* start *

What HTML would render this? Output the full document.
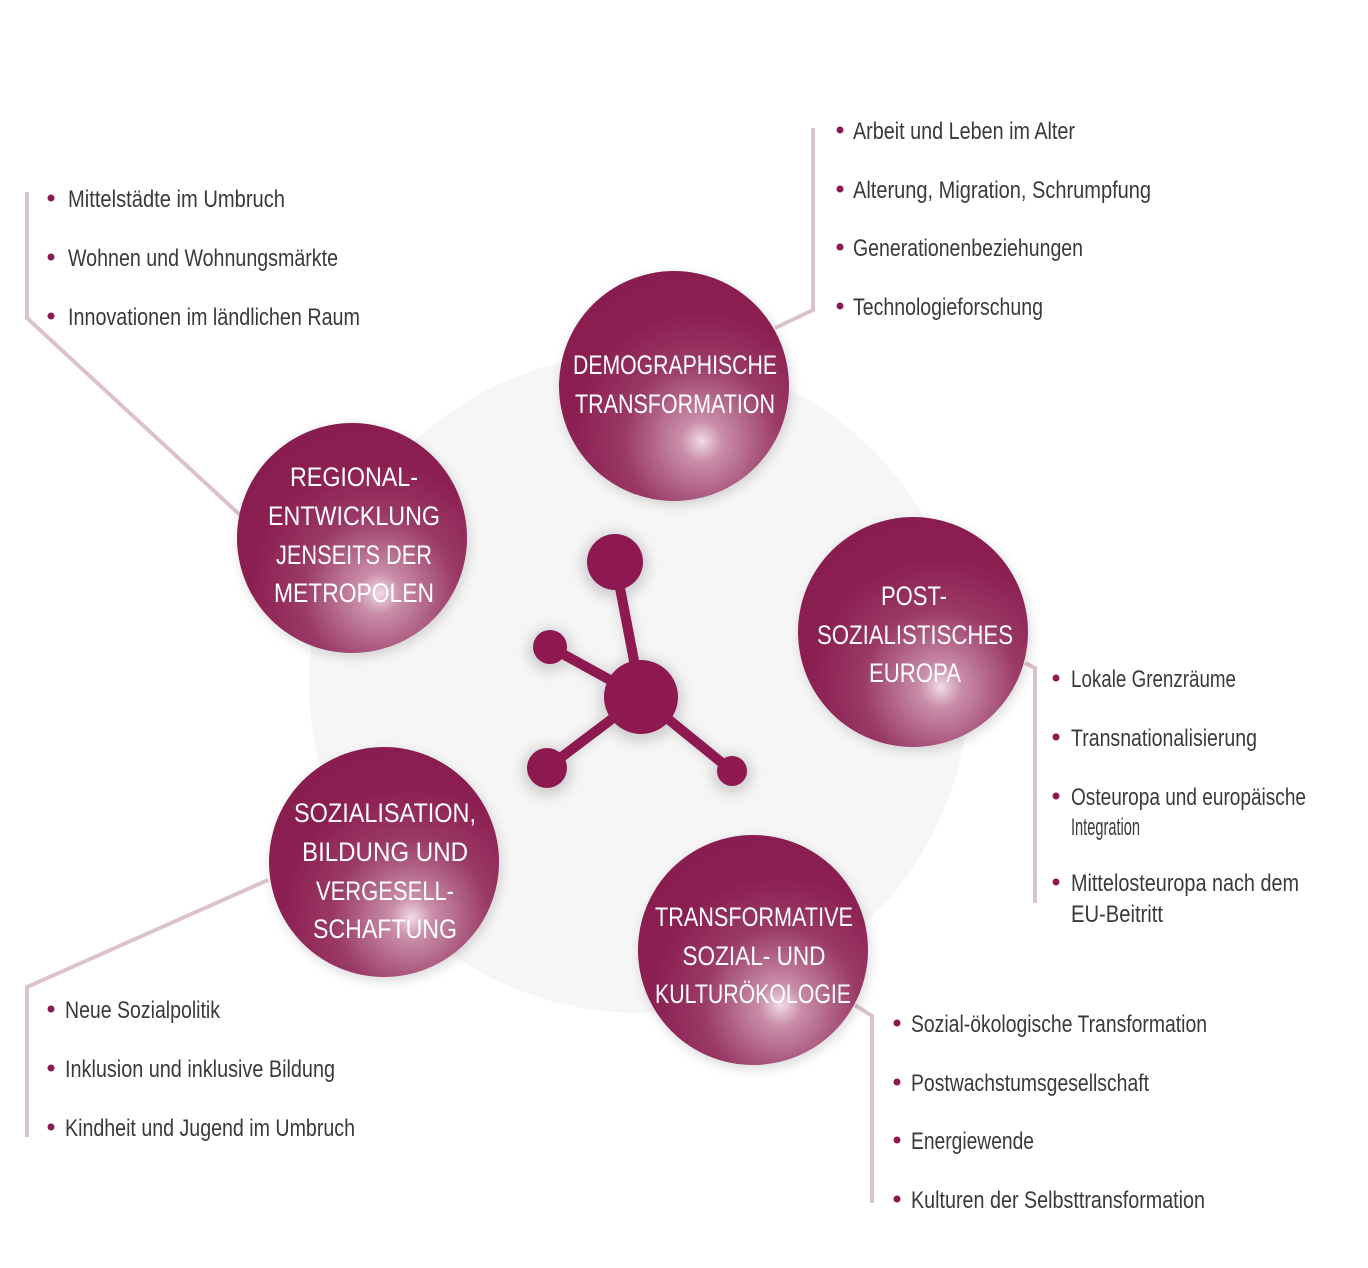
<!DOCTYPE html>
<html><head><meta charset="utf-8"><style>
html,body{margin:0;padding:0;background:#fff;}
svg{display:block;}
.t{font-family:"Liberation Sans Narrow","Liberation Sans",sans-serif;font-size:24px;fill:#3a3a3a;}
.c{font-family:"Liberation Sans Narrow","Liberation Sans",sans-serif;font-size:27px;fill:#fff;text-anchor:middle;}
</style></head><body>
<svg width="1368" height="1268" viewBox="0 0 1368 1268" xmlns="http://www.w3.org/2000/svg">
<defs>
<radialGradient id="g" cx="0.62" cy="0.74" r="0.75" fx="0.62" fy="0.74">
<stop offset="0" stop-color="#f1dbe6"/>
<stop offset="0.12" stop-color="#c98ea9"/>
<stop offset="0.45" stop-color="#9a3a66"/>
<stop offset="0.75" stop-color="#8c1f52"/>
<stop offset="1" stop-color="#8a1d50"/>
</radialGradient>
<filter id="sh" x="-30%" y="-30%" width="160%" height="160%"><feGaussianBlur stdDeviation="6"/></filter>
</defs>
<circle cx="639" cy="683" r="330" fill="#f6f6f6"/>
<g stroke="#dcc2ce" stroke-width="4" fill="none">
<polyline points="27,192 27,318 240,515"/>
<polyline points="775,328 813,310 813,128"/>
<polyline points="1025,663 1035,668 1035,903"/>
<polyline points="268,880 27,987 27,1137"/>
<polyline points="855,1005 872,1016 872,1203"/>
</g>
<!-- molecule -->
<g filter="url(#sh)" opacity="0.35" fill="#888" stroke="#888" stroke-width="10">
<line x1="615" y1="562" x2="641" y2="697"/><line x1="550" y1="647" x2="641" y2="697"/><line x1="547" y1="768" x2="641" y2="697"/><line x1="732" y1="771" x2="641" y2="697"/>
<circle cx="615" cy="565" r="28"/><circle cx="641" cy="700" r="37"/><circle cx="550" cy="650" r="17"/><circle cx="547" cy="771" r="20"/><circle cx="732" cy="774" r="15"/>
</g>
<g fill="#8e1951" stroke="#8e1951" stroke-width="10">
<line x1="615" y1="562" x2="641" y2="697"/><line x1="550" y1="647" x2="641" y2="697"/><line x1="547" y1="768" x2="641" y2="697"/><line x1="732" y1="771" x2="641" y2="697"/>
</g>
<g fill="#8e1951">
<circle cx="615" cy="562" r="28"/><circle cx="641" cy="697" r="37"/><circle cx="550" cy="647" r="17"/><circle cx="547" cy="768" r="20"/><circle cx="732" cy="771" r="15"/>
</g>
<!-- big circles -->
<g fill="#000" opacity="0.15" filter="url(#sh)">
<circle cx="676" cy="390" r="115"/><circle cx="354" cy="542" r="115"/><circle cx="915" cy="636" r="115"/><circle cx="386" cy="866" r="115"/><circle cx="755" cy="954" r="115"/>
</g>
<g fill="url(#g)">
<circle cx="674" cy="386" r="115"/><circle cx="352" cy="538" r="115"/><circle cx="913" cy="632" r="115"/><circle cx="384" cy="862" r="115"/><circle cx="753" cy="950" r="115"/>
</g>
<g class="c" lengthAdjust="spacingAndGlyphs">
<text class="c" x="675" y="374" textLength="204" lengthAdjust="spacingAndGlyphs">DEMOGRAPHISCHE</text>
<text class="c" x="675" y="413" textLength="200" lengthAdjust="spacingAndGlyphs">TRANSFORMATION</text>
<text class="c" x="354" y="486" textLength="128" lengthAdjust="spacingAndGlyphs">REGIONAL-</text>
<text class="c" x="354" y="525" textLength="172" lengthAdjust="spacingAndGlyphs">ENTWICKLUNG</text>
<text class="c" x="354" y="564" textLength="156" lengthAdjust="spacingAndGlyphs">JENSEITS DER</text>
<text class="c" x="354" y="602" textLength="160" lengthAdjust="spacingAndGlyphs">METROPOLEN</text>
<text class="c" x="914" y="605" textLength="66" lengthAdjust="spacingAndGlyphs">POST-</text>
<text class="c" x="915" y="644" textLength="196" lengthAdjust="spacingAndGlyphs">SOZIALISTISCHES</text>
<text class="c" x="915" y="682" textLength="92" lengthAdjust="spacingAndGlyphs">EUROPA</text>
<text class="c" x="385" y="822" textLength="182" lengthAdjust="spacingAndGlyphs">SOZIALISATION,</text>
<text class="c" x="385" y="861" textLength="166" lengthAdjust="spacingAndGlyphs">BILDUNG UND</text>
<text class="c" x="385" y="900" textLength="138" lengthAdjust="spacingAndGlyphs">VERGESELL-</text>
<text class="c" x="385" y="938" textLength="144" lengthAdjust="spacingAndGlyphs">SCHAFTUNG</text>
<text class="c" x="754" y="926" textLength="198" lengthAdjust="spacingAndGlyphs">TRANSFORMATIVE</text>
<text class="c" x="754" y="965" textLength="143" lengthAdjust="spacingAndGlyphs">SOZIAL- UND</text>
<text class="c" x="753" y="1003" textLength="196" lengthAdjust="spacingAndGlyphs">KULTURÖKOLOGIE</text>
</g>
<!-- bullets -->
<g fill="#8e1951">
<circle cx="51" cy="198" r="3.5"/><circle cx="51" cy="257" r="3.5"/><circle cx="51" cy="316" r="3.5"/>
<circle cx="840" cy="130" r="3.5"/><circle cx="840" cy="189" r="3.5"/><circle cx="840" cy="247" r="3.5"/><circle cx="840" cy="306" r="3.5"/>
<circle cx="1056" cy="678" r="3.5"/><circle cx="1056" cy="737" r="3.5"/><circle cx="1056" cy="796" r="3.5"/><circle cx="1056" cy="882" r="3.5"/>
<circle cx="51" cy="1009" r="3.5"/><circle cx="51" cy="1068" r="3.5"/><circle cx="51" cy="1127" r="3.5"/>
<circle cx="897" cy="1023" r="3.5"/><circle cx="897" cy="1082" r="3.5"/><circle cx="897" cy="1140" r="3.5"/><circle cx="897" cy="1199" r="3.5"/>
</g>
<g>
<text class="t" x="68" y="207" textLength="217" lengthAdjust="spacingAndGlyphs">Mittelstädte im Umbruch</text>
<text class="t" x="68" y="266" textLength="270" lengthAdjust="spacingAndGlyphs">Wohnen und Wohnungsmärkte</text>
<text class="t" x="68" y="325" textLength="292" lengthAdjust="spacingAndGlyphs">Innovationen im ländlichen Raum</text>
<text class="t" x="853" y="139" textLength="222" lengthAdjust="spacingAndGlyphs">Arbeit und Leben im Alter</text>
<text class="t" x="853" y="198" textLength="298" lengthAdjust="spacingAndGlyphs">Alterung, Migration, Schrumpfung</text>
<text class="t" x="853" y="256" textLength="230" lengthAdjust="spacingAndGlyphs">Generationenbeziehungen</text>
<text class="t" x="853" y="315" textLength="190" lengthAdjust="spacingAndGlyphs">Technologieforschung</text>
<text class="t" x="1071" y="687" textLength="165" lengthAdjust="spacingAndGlyphs">Lokale Grenzräume</text>
<text class="t" x="1071" y="746" textLength="186" lengthAdjust="spacingAndGlyphs">Transnationalisierung</text>
<text class="t" x="1071" y="805" textLength="235" lengthAdjust="spacingAndGlyphs">Osteuropa und europäische</text>
<text class="t" x="1071" y="835" textLength="69" lengthAdjust="spacingAndGlyphs">Integration</text>
<text class="t" x="1071" y="891" textLength="228" lengthAdjust="spacingAndGlyphs">Mittelosteuropa nach dem</text>
<text class="t" x="1071" y="922" textLength="92" lengthAdjust="spacingAndGlyphs">EU-Beitritt</text>
<text class="t" x="65" y="1018" textLength="155" lengthAdjust="spacingAndGlyphs">Neue Sozialpolitik</text>
<text class="t" x="65" y="1077" textLength="270" lengthAdjust="spacingAndGlyphs">Inklusion und inklusive Bildung</text>
<text class="t" x="65" y="1136" textLength="290" lengthAdjust="spacingAndGlyphs">Kindheit und Jugend im Umbruch</text>
<text class="t" x="911" y="1032" textLength="296" lengthAdjust="spacingAndGlyphs">Sozial-ökologische Transformation</text>
<text class="t" x="911" y="1091" textLength="238" lengthAdjust="spacingAndGlyphs">Postwachstumsgesellschaft</text>
<text class="t" x="911" y="1149" textLength="123" lengthAdjust="spacingAndGlyphs">Energiewende</text>
<text class="t" x="911" y="1208" textLength="294" lengthAdjust="spacingAndGlyphs">Kulturen der Selbsttransformation</text>
</g>
</svg>
</body></html>
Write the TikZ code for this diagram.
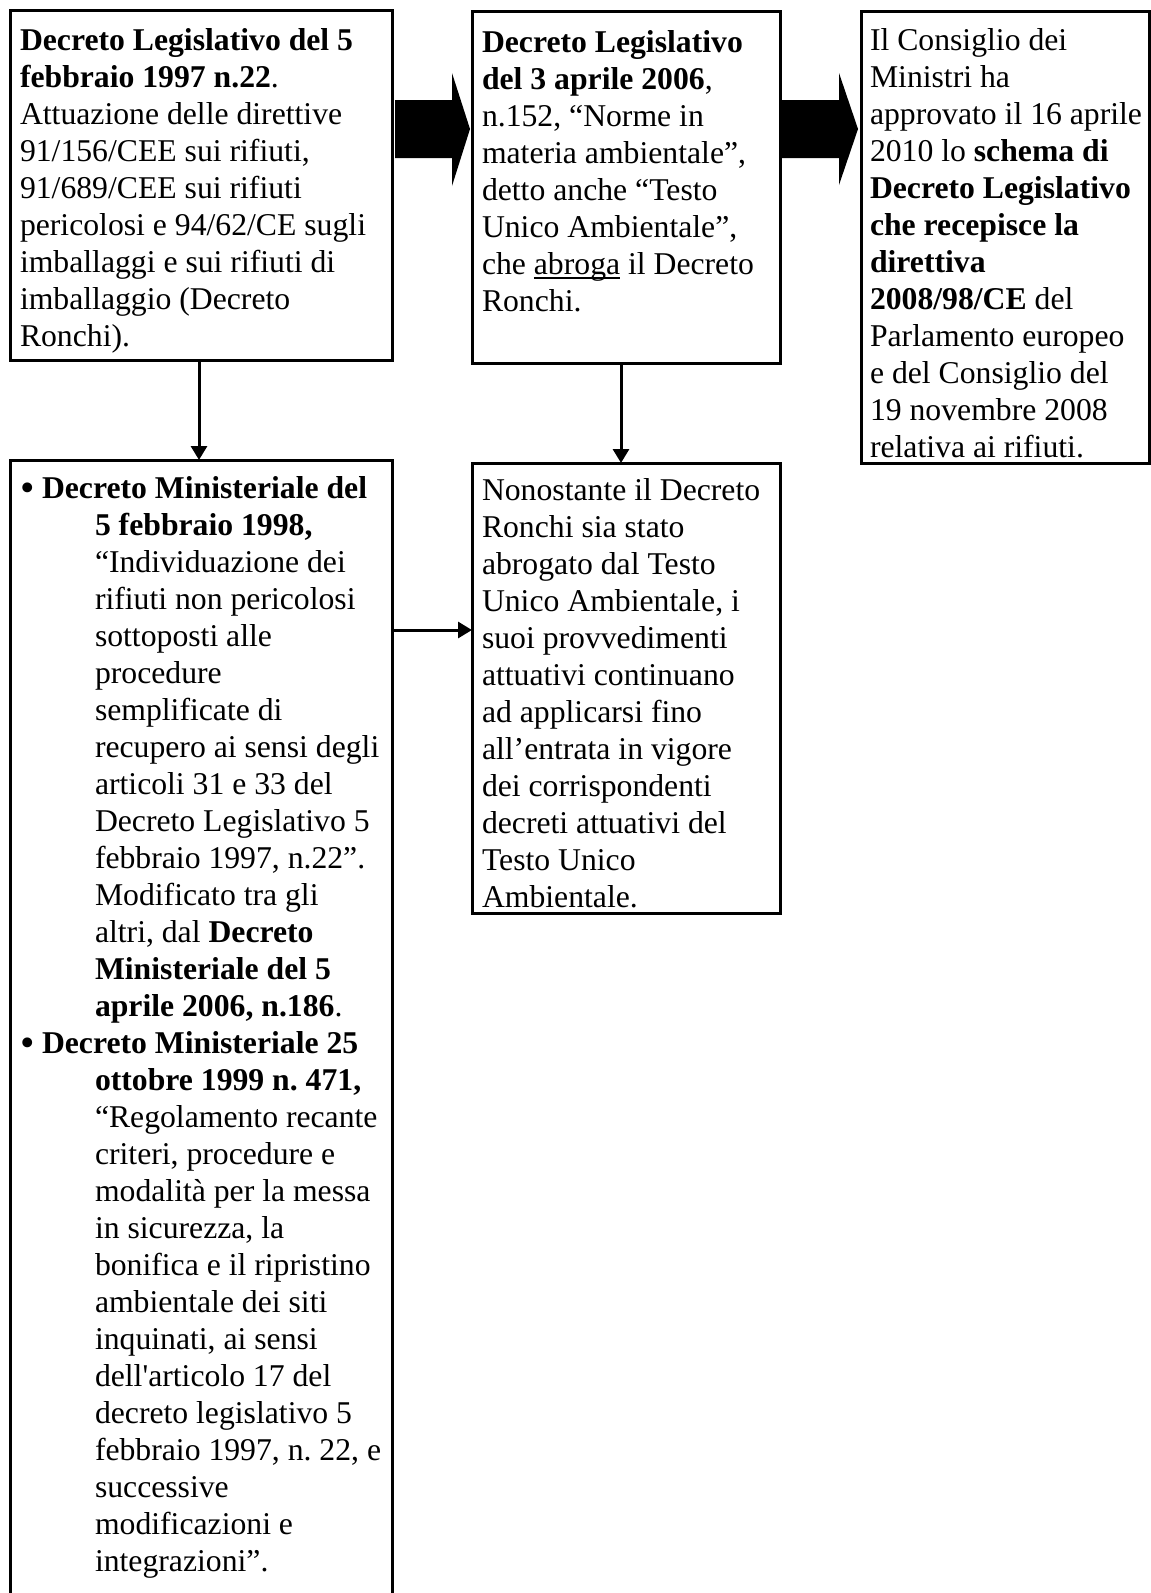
\documentclass[tikz,border=0pt]{standalone}
\usepackage{fontspec}
\usepackage{graphicx}
\newfontfamily\lib{Liberation Serif}
\usetikzlibrary{calc,arrows.meta}
% underline at a fixed depth below the baseline
\newcommand\undl[1]{\setbox0\hbox{#1}\rlap{\rule[-5pt]{\wd0}{1.6pt}}#1}
% hanging indent of the bulleted entries
\newcommand\ind{\hspace*{75pt}}
\newcommand\blt{\makebox[22pt][l]{\raisebox{-3.5pt}{\scalebox{1.3}{•}}}}
\begin{document}
\begin{tikzpicture}[x=1pt,y=-1pt,
  box/.style={draw, line width=3pt, rectangle, inner sep=0pt, outer sep=0pt, anchor=north west},
  txt/.style={anchor=north west, inner sep=0pt, outer sep=0pt, align=left,
              font=\lib\fontsize{31.7}{37}\selectfont\frenchspacing},
  link/.style={line width=3pt, -{Triangle[length=14pt,width=16pt]}},
  blockarrow/.style={fill=black}]
\useasboundingbox (0,0) rectangle (1151,1593);
\clip (0,0) rectangle (1151,1593);

% frames
\node[box, minimum width=382pt, minimum height=350pt] (b1) at (10,10) {};
\node[box, minimum width=308pt, minimum height=352pt] (b2) at (472,11) {};
\node[box, minimum width=288pt, minimum height=452pt] (b3) at (861,11) {};
\node[box, minimum width=382pt, minimum height=1200pt] (b4) at (10,460) {};
\node[box, minimum width=308pt, minimum height=450pt] (b5) at (472,463) {};

% texts
\node[txt] (t1) at (20,24.1) {\strut\textbf{Decreto Legislativo del 5}\\
\textbf{febbraio 1997 n.22}.\\
Attuazione delle direttive\\
91/156/CEE sui rifiuti,\\
91/689/CEE sui rifiuti\\
pericolosi e 94/62/CE sugli\\
imballaggi e sui rifiuti di\\
imballaggio (Decreto\\
Ronchi).};

\node[txt] (t2) at (482,26.1) {\strut\textbf{Decreto Legislativo}\\
\textbf{del 3 aprile 2006},\\
n.152, “Norme in\\
materia ambientale”,\\
detto anche “Testo\\
Unico Ambientale”,\\
che \undl{abroga} il Decreto\\
Ronchi.};

\node[txt] (t3) at (870,24.1) {\strut Il Consiglio dei\\
Ministri ha\\
approvato il 16 aprile\\
2010 lo \textbf{schema di}\\
\textbf{Decreto Legislativo}\\
\textbf{che recepisce la}\\
\textbf{direttiva}\\
\textbf{2008/98/CE} del\\
Parlamento europeo\\
e del Consiglio del\\
19 novembre 2008\\
relativa ai rifiuti.};

\node[txt] (t4) at (20,472.1) {\strut\blt\textbf{Decreto Ministeriale del}\\
\ind\textbf{5 febbraio 1998,}\\
\ind“Individuazione dei\\
\ind rifiuti non pericolosi\\
\ind sottoposti alle\\
\ind procedure\\
\ind semplificate di\\
\ind recupero ai sensi degli\\
\ind articoli 31 e 33 del\\
\ind Decreto Legislativo 5\\
\ind febbraio 1997, n.22”.\\
\ind Modificato tra gli\\
\ind altri, dal \textbf{Decreto}\\
\ind\textbf{Ministeriale del 5}\\
\ind\textbf{aprile 2006, n.186}.\\
\blt\textbf{Decreto Ministeriale 25}\\
\ind\textbf{ottobre 1999 n. 471,}\\
\ind“Regolamento recante\\
\ind criteri, procedure e\\
\ind modalità per la messa\\
\ind in sicurezza, la\\
\ind bonifica e il ripristino\\
\ind ambientale dei siti\\
\ind inquinati, ai sensi\\
\ind dell'articolo 17 del\\
\ind decreto legislativo 5\\
\ind febbraio 1997, n. 22, e\\
\ind successive\\
\ind modificazioni e\\
\ind integrazioni”.};

\node[txt] (t5) at (482,474.1) {\strut Nonostante il Decreto\\
Ronchi sia stato\\
abrogato dal Testo\\
Unico Ambientale, i\\
suoi provvedimenti\\
attuativi continuano\\
ad applicarsi fino\\
all’entrata in vigore\\
dei corrispondenti\\
decreti attuativi del\\
Testo Unico\\
Ambientale.};

% thick block arrows between the top frames
\coordinate (p1) at (b1.east |- 0,129);
\coordinate (q1) at ($(b2.west |- 0,129)+(-2,0)$);
\fill[blockarrow] ($(p1)+(3,-29)$) -- ($(q1)+(-18,-29)$) -- ($(q1)+(-18,-56)$) -- (q1)
  -- ($(q1)+(-18,57)$) -- ($(q1)+(-18,29)$) -- ($(p1)+(3,29)$) -- cycle;
\coordinate (p2) at (b2.east |- 0,129);
\coordinate (q2) at ($(b3.west |- 0,129)+(-3,0)$);
\fill[blockarrow] ($(p2)+(2,-29)$) -- ($(q2)+(-19,-29)$) -- ($(q2)+(-19,-56)$) -- (q2)
  -- ($(q2)+(-19,56)$) -- ($(q2)+(-19,29)$) -- ($(p2)+(2,29)$) -- cycle;

% thin connectors
\coordinate (d1) at ($(b1.south)+(-2,0)$);
\draw[link] (d1) -- (d1 |- b4.north);
\coordinate (d2) at ($(b2.south)+(-5,0)$);
\draw[link] (d2) -- (d2 |- b5.north);
\draw[link] (b4.east |- 0,630) -- (b5.west |- 0,630);
\end{tikzpicture}
\end{document}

* end *

Your objective. Pull out every line in the data above that has the word "this".

Finished exercise.
What HTML would render this? Output the full document.
Write the TikZ code for this diagram.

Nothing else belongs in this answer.